The screenplay is a mess. I expect to be lambasted by angry fans that will claim that I am an unimaginative watcher and would like all aspects of plot and character explained to me instead of having to think and immerse myself. Fine. I also know that art defies easy definition, and that all the best art in the world offers itself up to multiple interpretations. Fine. I maintain that Leone is being wilfully obscure in his attempts to cover up the head-scratch-inducing narrative techniques that he conjures up. He does so by claiming an opium/dream logic: some kind of remembrance of childhood and prohibition (an immutable, fixed past) as well as a progressive imagining (regarding the "future") on the part of the focaliser Noodles as he lies in the opium den. This may not be the case as he could not possibly know of the exact styles, decor and music of the sixties without having lived through them to some extent. So here we have an organic problem with the screenplay: claims to dream logic to confuse and inspire debate regarding the plot's many unsure points (e.g. was that Max in the dumpster? How Why? What does that wry smile at the end mean? Etc. Was it all a dream of the past and possible future?) counterpoised with the impossibility of this evident in the physical and cultural environment presented to us in the visuals. This, to me, is just vague and sloppy. It is not just a case of great art being unfathomable, it is a case of sloppy art trying to be unfathomable. Take that incessant telephone sound and its related imagery. Did Leone himself know what effect he was trying to achieve when he put it in there? I would say yes in one respect: in order to mystify his audience. I do not think that it stands for much more than that. Perhaps also to establish the confusing and ultimately untenable nature of the film's time structure (he is literally 'calling into the past') and it's relation to Noodle's 'dream' (which the film quite clearly can not be).
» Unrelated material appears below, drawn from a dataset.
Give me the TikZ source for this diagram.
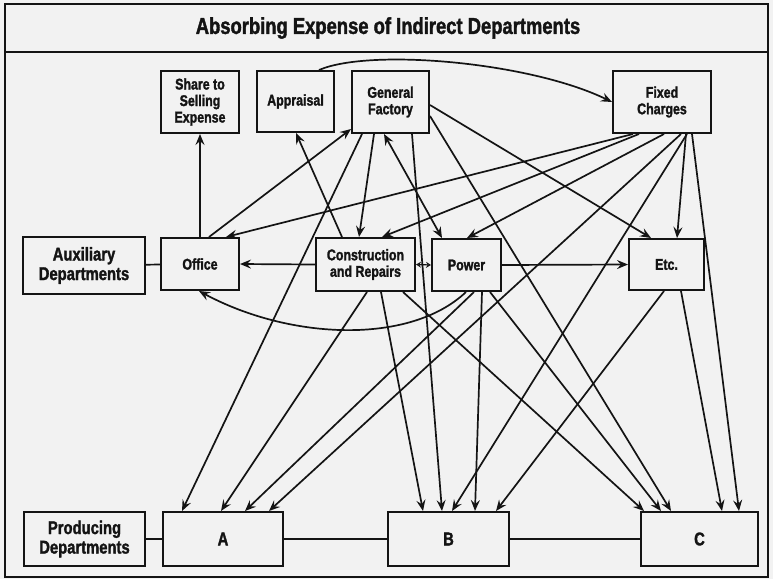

Also, the film's attitude towards women is just plain nasty, containing two of the screens most unapologetic rape scenes. We could claim that it is merely the nasty attitude of our enigma focaliser Noodles. He most obviously is not a very nice guy when it comes to women and the film does present itself as an exploration of his singular consciousness (if it is a dream). To put it crassly: he is nasty to women so the film has also got to be nasty to women if it claims to be deeply related to his attitudes and point of view. If it is a film of dream and imaginings, then certainly Noodle's dream is mutable (as we know all dreams are) and what he 'does' to the characters played by Tuesday Weld and Elisabeth McGovern is heightened by his desire and imagination. This is the only way in which to explain why Tuesday Weld's character seems to enjoy rape, that it is Noodles imagining her enjoying the rape. This is vague, but it at least validates the epic romanticization that pervades this ugly world (of which rape is only a part) when the main character is an absolute lout: it is him who romanticizes it. This is a sneaky way around a touchy subject. But, as has been established by many, this world may not be a dream- back to that inconsistency in the plot. Is it? Isn't it? If not then there is not much of an excuse for the rape sequences.

The dialogue is also slightly off, too often it sounds stiff and mechanical, and it is too self-consciously scripted to sound like naturalistic street parlance. Ennio Morricone's score is alright. It is evocative in places (when he sticks to the minimalist piano melody) and far too saccharine in others (that pan pipe stuff I find grating and kitsch).

So to be sure, it is a complex film. It is a rewarding film. It requires more than one watching. It falls far short from a masterpiece, though. Too inconsistent when it should be incisive. It bears the marks of a troubled production and evidence of Leone himself not quite knowing what to do with the beast he had created.